▶ Material provided:
☆ ☆ ☆

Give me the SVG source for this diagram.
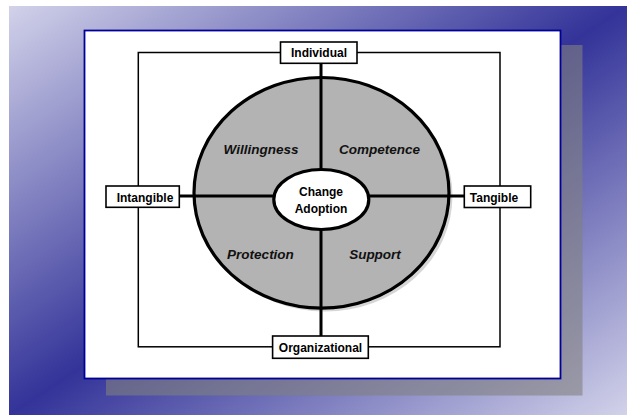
<svg xmlns="http://www.w3.org/2000/svg" width="628" height="415" viewBox="0 0 628 415">
  <defs>
    <linearGradient id="bg" x1="0" y1="0" x2="1" y2="1">
      <stop offset="0" stop-color="#d2d2ea"/>
      <stop offset="0.5" stop-color="#333399"/>
      <stop offset="1" stop-color="#d2d2ea"/>
    </linearGradient>
  </defs>
  <style>
    .lbl { font-family: "Liberation Sans", Arial, sans-serif; font-weight: bold; font-size: 12px; fill: #000; text-anchor: middle; }
    .quad { font-family: "Liberation Sans", Arial, sans-serif; font-weight: bold; font-style: italic; font-size: 13.5px; fill: #111; text-anchor: middle; }
    .box { fill: #fff; stroke: #000; stroke-width: 1.6; }
    .thin { fill: none; stroke: #000; stroke-width: 1.5; }
    .thick { fill: none; stroke: #000; stroke-width: 3; }
  </style>
  <rect x="9" y="6" width="618" height="409" fill="url(#bg)"/>
  <rect x="106" y="45" width="476.5" height="350.5" fill="#808080" fill-opacity="0.6"/>
  <rect x="84.5" y="30.5" width="476" height="348" fill="#fff" stroke="#000099" stroke-width="1.8"/>

  <g id="circle">
    <ellipse cx="325" cy="196" rx="127.5" ry="115.5" fill="#d6d6d6"/>
    <ellipse cx="321.5" cy="192.8" rx="127.5" ry="115.3" fill="#b3b3b3" stroke="#000" stroke-width="3.2"/>
    <text class="quad" x="261" y="153.5">Willingness</text>
    <text class="quad" x="379.5" y="153.5">Competence</text>
    <text class="quad" x="260.5" y="258.5">Protection</text>
    <text class="quad" x="375" y="258.5">Support</text>
  </g>

  <g id="connectors">
    <rect class="thin" x="138.3" y="52.5" width="361.7" height="294.3"/>
    <line class="thick" x1="321" y1="63" x2="321" y2="336"/>
    <line class="thick" x1="179" y1="196" x2="464" y2="196"/>
  </g>

  <g id="center">
    <ellipse cx="321.3" cy="199.5" rx="47.5" ry="30" fill="#fff" stroke="#000" stroke-width="3.2"/>
    <text class="lbl" x="321" y="196">Change</text>
    <text class="lbl" x="321" y="212.8">Adoption</text>
  </g>

  <g id="individual">
    <rect class="box" x="280.5" y="42" width="76.5" height="21.3"/>
    <text class="lbl" x="319" y="57.2">Individual</text>
  </g>
  <g id="intangible">
    <rect class="box" x="106" y="186" width="73.3" height="21.3"/>
    <text class="lbl" x="145" y="201.5">Intangible</text>
  </g>
  <g id="tangible">
    <rect class="box" x="464.3" y="186" width="66.4" height="21.5"/>
    <text class="lbl" x="494" y="201.5">Tangible</text>
  </g>
  <g id="organizational">
    <rect class="box" x="272.6" y="336" width="95.7" height="22.3"/>
    <text class="lbl" x="320.5" y="352">Organizational</text>
  </g>
</svg>
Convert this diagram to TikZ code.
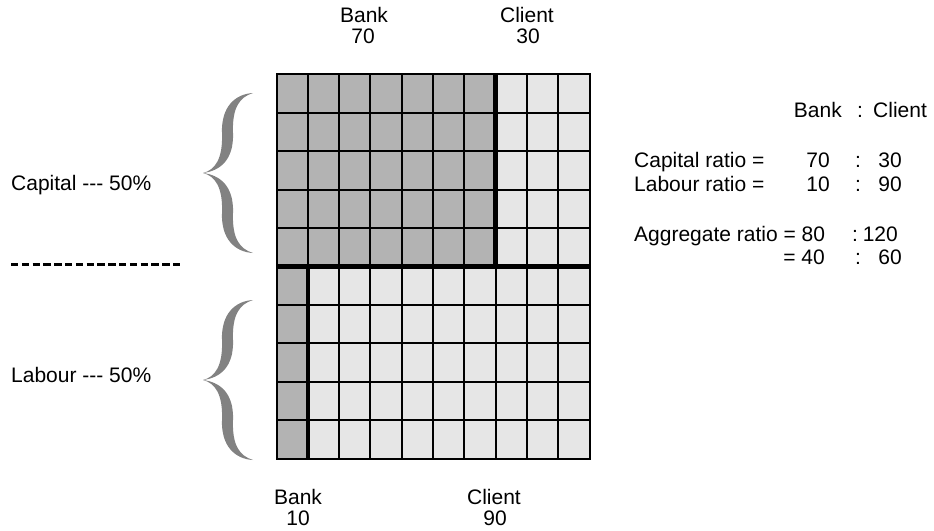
\documentclass[tikz,border=0pt]{standalone}
\usepackage{fontspec}
\setmainfont{Liberation Sans}
\definecolor{bankgray}{HTML}{B3B3B3}
\definecolor{clientgray}{HTML}{E6E6E6}
\definecolor{bracegray}{HTML}{828282}

\begin{document}
\begin{tikzpicture}[x=1pt,y=-1pt,
    label/.style={inner sep=0pt,font=\fontsize{21}{24}\selectfont},
    thinline/.style={line width=2pt},
    thickline/.style={line width=4.5pt},
    curlybrace/.pic={
        \fill[bracegray] (50,0) .. controls (32,1) and (18,14) .. (19,40)
            .. controls (20,66) and (12,77) .. (0,80)
            .. controls (12,83) and (20,94) .. (19,120)
            .. controls (18,146) and (32,159) .. (50,160)
            .. controls (37,156) and (29,146) .. (30,120)
            .. controls (31,92) and (16,82) .. (0,80)
            .. controls (16,78) and (31,68) .. (30,40)
            .. controls (29,14) and (37,4) .. (50,0) -- cycle;
    }]
    \useasboundingbox (0,0) rectangle (934,530);

    % the 10 x 10 grid
    \begin{scope}[shift={(276.5,74.3)},x=31.3pt,y=-38.44pt]
        \fill[bankgray] (0,0) rectangle (7,5);
        \fill[clientgray] (7,0) rectangle (10,5);
        \fill[bankgray] (0,5) rectangle (1,10);
        \fill[clientgray] (1,5) rectangle (10,10);
        \foreach \i in {1,...,9} {
            \draw[thinline] (\i,0) -- (\i,10);
            \draw[thinline] (0,\i) -- (10,\i);
        }
        \draw[thickline] (7,0) -- (7,5);
        \draw[thickline] (0,5) -- (10.05,5);
        \draw[thickline] (1,5) -- (1,10);
        \draw[thinline] (0,0) rectangle (10,10);
    \end{scope}

    % shares above and below
    \node[label,anchor=base] (capbank) at (364,22) {Bank};
    \node[label,anchor=base] (capbankval) at (363,43) {70};
    \node[label,anchor=base] (capclient) at (527,22) {Client};
    \node[label,anchor=base] (capclientval) at (528,43) {30};
    \node[label,anchor=base] (labbank) at (298,504) {Bank};
    \node[label,anchor=base] (labbankval) at (298,525) {10};
    \node[label,anchor=base] (labclient) at (494,504) {Client};
    \node[label,anchor=base] (labclientval) at (495,525) {90};

    % the braces and the left side
    \pic at (203,93) {curlybrace};
    \pic at (203,300) {curlybrace};
    \node[label,anchor=base west] (capital) at (11,190) {Capital -{}-{}- 50\%};
    \node[label,anchor=base west] (labour) at (11,382) {Labour -{}-{}- 50\%};
    \draw[line width=3pt,dash pattern=on 7.3pt off 3.5pt] (11,264) -- (180.3,264);

    % the ratios
    \node[label,anchor=base east] (headbank) at (842,117) {Bank};
    \node[label,anchor=base] (headcolon) at (860,117) {:};
    \node[label,anchor=base west] (headclient) at (873,117) {Client};

    \node[label,anchor=base west] (capratio) at (634,167) {Capital ratio =};
    \node[label,anchor=base east] (capratiobank) at (830,167) {70};
    \node[label,anchor=base] (capratiocolon) at (858,167) {:};
    \node[label,anchor=base east] (capratioclient) at (902,167) {30};

    \node[label,anchor=base west] (labratio) at (634,191) {Labour ratio =};
    \node[label,anchor=base east] (labratiobank) at (830,191) {10};
    \node[label,anchor=base] (labratiocolon) at (858,191) {:};
    \node[label,anchor=base east] (labratioclient) at (902,191) {90};

    \node[label,anchor=base west] (aggratio) at (634,241) {Aggregate ratio = 80};
    \node[label,anchor=base] (aggratiocolon) at (855,241) {:};
    \node[label,anchor=base east] (aggratioclient) at (898,241) {120};

    \node[label,anchor=base east] (aggsimple) at (825,264) {= 40};
    \node[label,anchor=base] (aggsimplecolon) at (858,264) {:};
    \node[label,anchor=base east] (aggsimpleclient) at (902,264) {60};
\end{tikzpicture}
\end{document}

☆ ☆ ☆

Write the listing out a second time exactly, dropping all images.

Give me the SVG source for this diagram.
<svg xmlns="http://www.w3.org/2000/svg" width="628" height="415" viewBox="0 0 628 415">
  <defs>
    <linearGradient id="bg" x1="0" y1="0" x2="1" y2="1">
      <stop offset="0" stop-color="#d2d2ea"/>
      <stop offset="0.5" stop-color="#333399"/>
      <stop offset="1" stop-color="#d2d2ea"/>
    </linearGradient>
  </defs>
  <style>
    .lbl { font-family: "Liberation Sans", Arial, sans-serif; font-weight: bold; font-size: 12px; fill: #000; text-anchor: middle; }
    .quad { font-family: "Liberation Sans", Arial, sans-serif; font-weight: bold; font-style: italic; font-size: 13.5px; fill: #111; text-anchor: middle; }
    .box { fill: #fff; stroke: #000; stroke-width: 1.6; }
    .thin { fill: none; stroke: #000; stroke-width: 1.5; }
    .thick { fill: none; stroke: #000; stroke-width: 3; }
  </style>
  <rect x="9" y="6" width="618" height="409" fill="url(#bg)"/>
  <rect x="106" y="45" width="476.5" height="350.5" fill="#808080" fill-opacity="0.6"/>
  <rect x="84.5" y="30.5" width="476" height="348" fill="#fff" stroke="#000099" stroke-width="1.8"/>

  <g id="circle">
    <ellipse cx="325" cy="196" rx="127.5" ry="115.5" fill="#d6d6d6"/>
    <ellipse cx="321.5" cy="192.8" rx="127.5" ry="115.3" fill="#b3b3b3" stroke="#000" stroke-width="3.2"/>
    <text class="quad" x="261" y="153.5">Willingness</text>
    <text class="quad" x="379.5" y="153.5">Competence</text>
    <text class="quad" x="260.5" y="258.5">Protection</text>
    <text class="quad" x="375" y="258.5">Support</text>
  </g>

  <g id="connectors">
    <rect class="thin" x="138.3" y="52.5" width="361.7" height="294.3"/>
    <line class="thick" x1="321" y1="63" x2="321" y2="336"/>
    <line class="thick" x1="179" y1="196" x2="464" y2="196"/>
  </g>

  <g id="center">
    <ellipse cx="321.3" cy="199.5" rx="47.5" ry="30" fill="#fff" stroke="#000" stroke-width="3.2"/>
    <text class="lbl" x="321" y="196">Change</text>
    <text class="lbl" x="321" y="212.8">Adoption</text>
  </g>

  <g id="individual">
    <rect class="box" x="280.5" y="42" width="76.5" height="21.3"/>
    <text class="lbl" x="319" y="57.2">Individual</text>
  </g>
  <g id="intangible">
    <rect class="box" x="106" y="186" width="73.3" height="21.3"/>
    <text class="lbl" x="145" y="201.5">Intangible</text>
  </g>
  <g id="tangible">
    <rect class="box" x="464.3" y="186" width="66.4" height="21.5"/>
    <text class="lbl" x="494" y="201.5">Tangible</text>
  </g>
  <g id="organizational">
    <rect class="box" x="272.6" y="336" width="95.7" height="22.3"/>
    <text class="lbl" x="320.5" y="352">Organizational</text>
  </g>
</svg>
Convert this diagram to TikZ code.
\documentclass[tikz,border=0pt]{standalone}
\usepackage{fontspec}
\setmainfont{Liberation Sans}
\definecolor{bankgray}{HTML}{B3B3B3}
\definecolor{clientgray}{HTML}{E6E6E6}
\definecolor{bracegray}{HTML}{828282}

\begin{document}
\begin{tikzpicture}[x=1pt,y=-1pt,
    label/.style={inner sep=0pt,font=\fontsize{21}{24}\selectfont},
    thinline/.style={line width=2pt},
    thickline/.style={line width=4.5pt},
    curlybrace/.pic={
        \fill[bracegray] (50,0) .. controls (32,1) and (18,14) .. (19,40)
            .. controls (20,66) and (12,77) .. (0,80)
            .. controls (12,83) and (20,94) .. (19,120)
            .. controls (18,146) and (32,159) .. (50,160)
            .. controls (37,156) and (29,146) .. (30,120)
            .. controls (31,92) and (16,82) .. (0,80)
            .. controls (16,78) and (31,68) .. (30,40)
            .. controls (29,14) and (37,4) .. (50,0) -- cycle;
    }]
    \useasboundingbox (0,0) rectangle (934,530);

    % the 10 x 10 grid
    \begin{scope}[shift={(276.5,74.3)},x=31.3pt,y=-38.44pt]
        \fill[bankgray] (0,0) rectangle (7,5);
        \fill[clientgray] (7,0) rectangle (10,5);
        \fill[bankgray] (0,5) rectangle (1,10);
        \fill[clientgray] (1,5) rectangle (10,10);
        \foreach \i in {1,...,9} {
            \draw[thinline] (\i,0) -- (\i,10);
            \draw[thinline] (0,\i) -- (10,\i);
        }
        \draw[thickline] (7,0) -- (7,5);
        \draw[thickline] (0,5) -- (10.05,5);
        \draw[thickline] (1,5) -- (1,10);
        \draw[thinline] (0,0) rectangle (10,10);
    \end{scope}

    % shares above and below
    \node[label,anchor=base] (capbank) at (364,22) {Bank};
    \node[label,anchor=base] (capbankval) at (363,43) {70};
    \node[label,anchor=base] (capclient) at (527,22) {Client};
    \node[label,anchor=base] (capclientval) at (528,43) {30};
    \node[label,anchor=base] (labbank) at (298,504) {Bank};
    \node[label,anchor=base] (labbankval) at (298,525) {10};
    \node[label,anchor=base] (labclient) at (494,504) {Client};
    \node[label,anchor=base] (labclientval) at (495,525) {90};

    % the braces and the left side
    \pic at (203,93) {curlybrace};
    \pic at (203,300) {curlybrace};
    \node[label,anchor=base west] (capital) at (11,190) {Capital -{}-{}- 50\%};
    \node[label,anchor=base west] (labour) at (11,382) {Labour -{}-{}- 50\%};
    \draw[line width=3pt,dash pattern=on 7.3pt off 3.5pt] (11,264) -- (180.3,264);

    % the ratios
    \node[label,anchor=base east] (headbank) at (842,117) {Bank};
    \node[label,anchor=base] (headcolon) at (860,117) {:};
    \node[label,anchor=base west] (headclient) at (873,117) {Client};

    \node[label,anchor=base west] (capratio) at (634,167) {Capital ratio =};
    \node[label,anchor=base east] (capratiobank) at (830,167) {70};
    \node[label,anchor=base] (capratiocolon) at (858,167) {:};
    \node[label,anchor=base east] (capratioclient) at (902,167) {30};

    \node[label,anchor=base west] (labratio) at (634,191) {Labour ratio =};
    \node[label,anchor=base east] (labratiobank) at (830,191) {10};
    \node[label,anchor=base] (labratiocolon) at (858,191) {:};
    \node[label,anchor=base east] (labratioclient) at (902,191) {90};

    \node[label,anchor=base west] (aggratio) at (634,241) {Aggregate ratio = 80};
    \node[label,anchor=base] (aggratiocolon) at (855,241) {:};
    \node[label,anchor=base east] (aggratioclient) at (898,241) {120};

    \node[label,anchor=base east] (aggsimple) at (825,264) {= 40};
    \node[label,anchor=base] (aggsimplecolon) at (858,264) {:};
    \node[label,anchor=base east] (aggsimpleclient) at (902,264) {60};
\end{tikzpicture}
\end{document}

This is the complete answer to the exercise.